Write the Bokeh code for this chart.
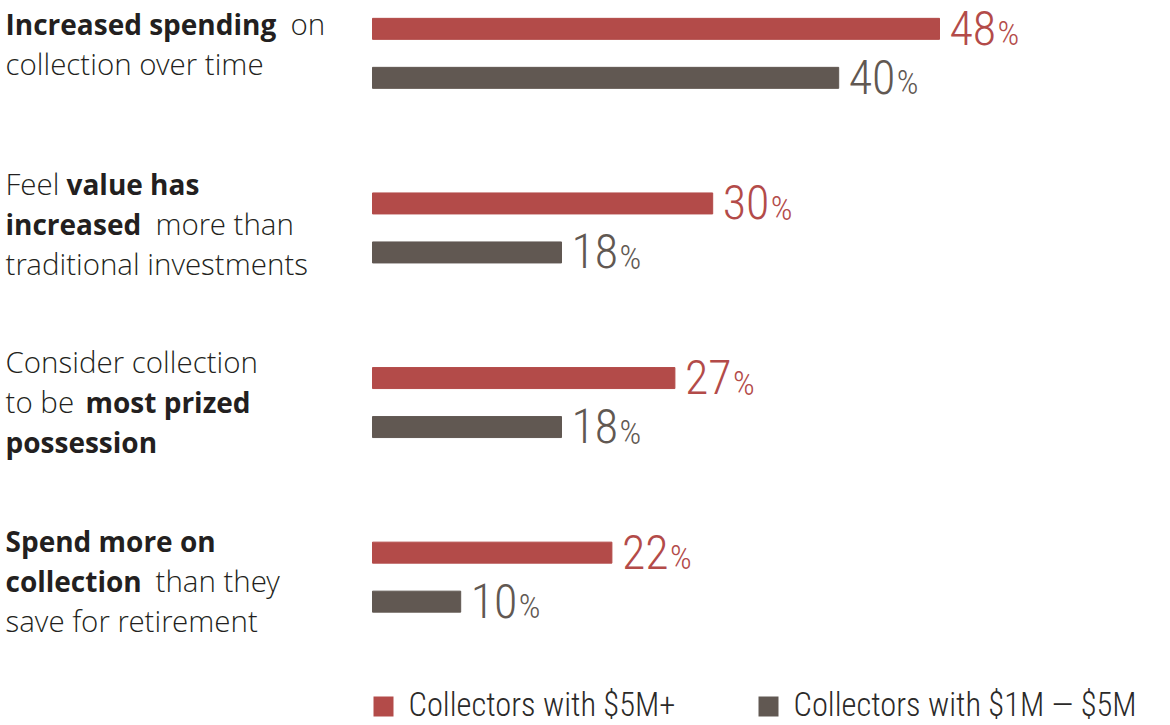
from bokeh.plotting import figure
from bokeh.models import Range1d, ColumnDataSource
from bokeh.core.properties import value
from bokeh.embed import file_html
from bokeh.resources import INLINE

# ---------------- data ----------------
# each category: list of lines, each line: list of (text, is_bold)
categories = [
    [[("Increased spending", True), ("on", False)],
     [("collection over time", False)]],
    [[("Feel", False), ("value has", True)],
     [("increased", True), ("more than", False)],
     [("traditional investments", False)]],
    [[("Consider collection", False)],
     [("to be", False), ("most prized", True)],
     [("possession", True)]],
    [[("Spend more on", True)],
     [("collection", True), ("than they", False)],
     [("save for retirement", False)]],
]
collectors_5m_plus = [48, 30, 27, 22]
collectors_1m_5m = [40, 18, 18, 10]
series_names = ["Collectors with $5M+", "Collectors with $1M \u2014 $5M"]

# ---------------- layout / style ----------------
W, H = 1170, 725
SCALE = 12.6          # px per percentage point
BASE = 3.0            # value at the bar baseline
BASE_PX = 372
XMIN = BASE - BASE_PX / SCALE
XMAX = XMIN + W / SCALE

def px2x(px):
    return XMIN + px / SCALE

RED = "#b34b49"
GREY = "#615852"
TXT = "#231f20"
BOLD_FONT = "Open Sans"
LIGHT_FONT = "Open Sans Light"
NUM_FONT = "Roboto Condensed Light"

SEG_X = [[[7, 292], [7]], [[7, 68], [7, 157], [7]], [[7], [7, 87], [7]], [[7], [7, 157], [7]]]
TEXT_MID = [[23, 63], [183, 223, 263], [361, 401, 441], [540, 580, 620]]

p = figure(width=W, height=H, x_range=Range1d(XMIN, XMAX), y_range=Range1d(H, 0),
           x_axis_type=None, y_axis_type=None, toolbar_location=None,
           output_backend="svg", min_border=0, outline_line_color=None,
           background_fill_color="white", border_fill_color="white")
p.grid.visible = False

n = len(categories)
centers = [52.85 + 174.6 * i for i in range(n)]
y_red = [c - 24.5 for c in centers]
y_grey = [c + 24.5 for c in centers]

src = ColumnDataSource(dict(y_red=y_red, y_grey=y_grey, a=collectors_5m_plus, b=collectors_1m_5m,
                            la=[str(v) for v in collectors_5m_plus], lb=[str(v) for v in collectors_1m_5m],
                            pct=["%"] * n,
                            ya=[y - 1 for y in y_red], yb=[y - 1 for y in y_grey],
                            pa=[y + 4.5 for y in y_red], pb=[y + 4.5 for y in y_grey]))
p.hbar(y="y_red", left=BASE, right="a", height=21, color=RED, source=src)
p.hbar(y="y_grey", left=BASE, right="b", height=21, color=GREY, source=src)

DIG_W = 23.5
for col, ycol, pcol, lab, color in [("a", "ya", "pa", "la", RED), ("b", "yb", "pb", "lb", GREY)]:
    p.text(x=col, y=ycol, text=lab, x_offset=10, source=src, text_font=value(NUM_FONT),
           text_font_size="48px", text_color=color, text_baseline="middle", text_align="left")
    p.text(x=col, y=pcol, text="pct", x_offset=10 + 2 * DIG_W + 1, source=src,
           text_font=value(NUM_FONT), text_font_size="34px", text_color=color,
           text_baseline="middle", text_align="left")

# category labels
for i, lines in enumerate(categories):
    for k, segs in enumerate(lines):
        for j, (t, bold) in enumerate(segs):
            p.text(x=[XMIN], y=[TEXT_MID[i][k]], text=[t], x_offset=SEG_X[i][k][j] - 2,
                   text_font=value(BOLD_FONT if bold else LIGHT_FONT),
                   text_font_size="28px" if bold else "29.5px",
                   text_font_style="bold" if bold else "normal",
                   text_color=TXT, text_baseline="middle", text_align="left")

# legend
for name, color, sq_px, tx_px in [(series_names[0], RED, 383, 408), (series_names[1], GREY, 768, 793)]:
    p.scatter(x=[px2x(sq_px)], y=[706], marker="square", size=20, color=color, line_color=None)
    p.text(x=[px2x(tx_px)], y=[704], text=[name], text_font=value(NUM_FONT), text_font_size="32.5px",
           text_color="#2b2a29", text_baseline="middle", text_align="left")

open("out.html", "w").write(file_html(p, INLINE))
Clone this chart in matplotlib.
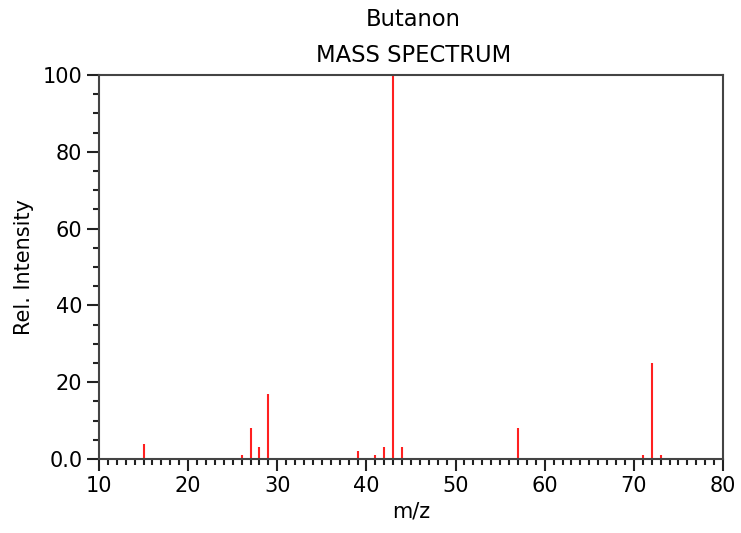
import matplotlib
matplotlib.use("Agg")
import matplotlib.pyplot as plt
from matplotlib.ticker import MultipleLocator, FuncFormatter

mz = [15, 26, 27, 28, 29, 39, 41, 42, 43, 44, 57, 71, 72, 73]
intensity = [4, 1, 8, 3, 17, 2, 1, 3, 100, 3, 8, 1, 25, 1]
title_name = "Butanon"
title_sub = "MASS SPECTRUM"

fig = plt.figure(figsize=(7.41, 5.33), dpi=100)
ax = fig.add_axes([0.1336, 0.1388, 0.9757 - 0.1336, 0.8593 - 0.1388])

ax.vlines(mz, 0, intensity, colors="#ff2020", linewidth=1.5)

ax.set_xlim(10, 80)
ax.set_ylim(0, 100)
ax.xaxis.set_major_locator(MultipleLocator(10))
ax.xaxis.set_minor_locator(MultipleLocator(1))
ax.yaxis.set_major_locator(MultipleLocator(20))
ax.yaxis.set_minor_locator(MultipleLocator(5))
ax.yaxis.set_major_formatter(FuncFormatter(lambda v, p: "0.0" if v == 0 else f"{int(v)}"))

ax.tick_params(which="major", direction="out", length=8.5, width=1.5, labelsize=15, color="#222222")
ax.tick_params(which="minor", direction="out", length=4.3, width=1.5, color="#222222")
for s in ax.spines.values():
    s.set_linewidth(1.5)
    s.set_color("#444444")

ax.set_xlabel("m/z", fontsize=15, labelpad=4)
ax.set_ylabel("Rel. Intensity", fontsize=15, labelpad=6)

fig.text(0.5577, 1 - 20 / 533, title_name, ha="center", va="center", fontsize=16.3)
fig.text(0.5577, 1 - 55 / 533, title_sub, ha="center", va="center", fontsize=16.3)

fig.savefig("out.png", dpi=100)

===============

▶ **The problem**
Copy the listing above exactly, but only from the line with "Clone this chart in matplotlib." through the line with "from matplotlib.ticker import", including those two lines and excluding any picture.

▶ **Solution**
Clone this chart in matplotlib.
import matplotlib
matplotlib.use("Agg")
import matplotlib.pyplot as plt
from matplotlib.ticker import MultipleLocator, FuncFormatter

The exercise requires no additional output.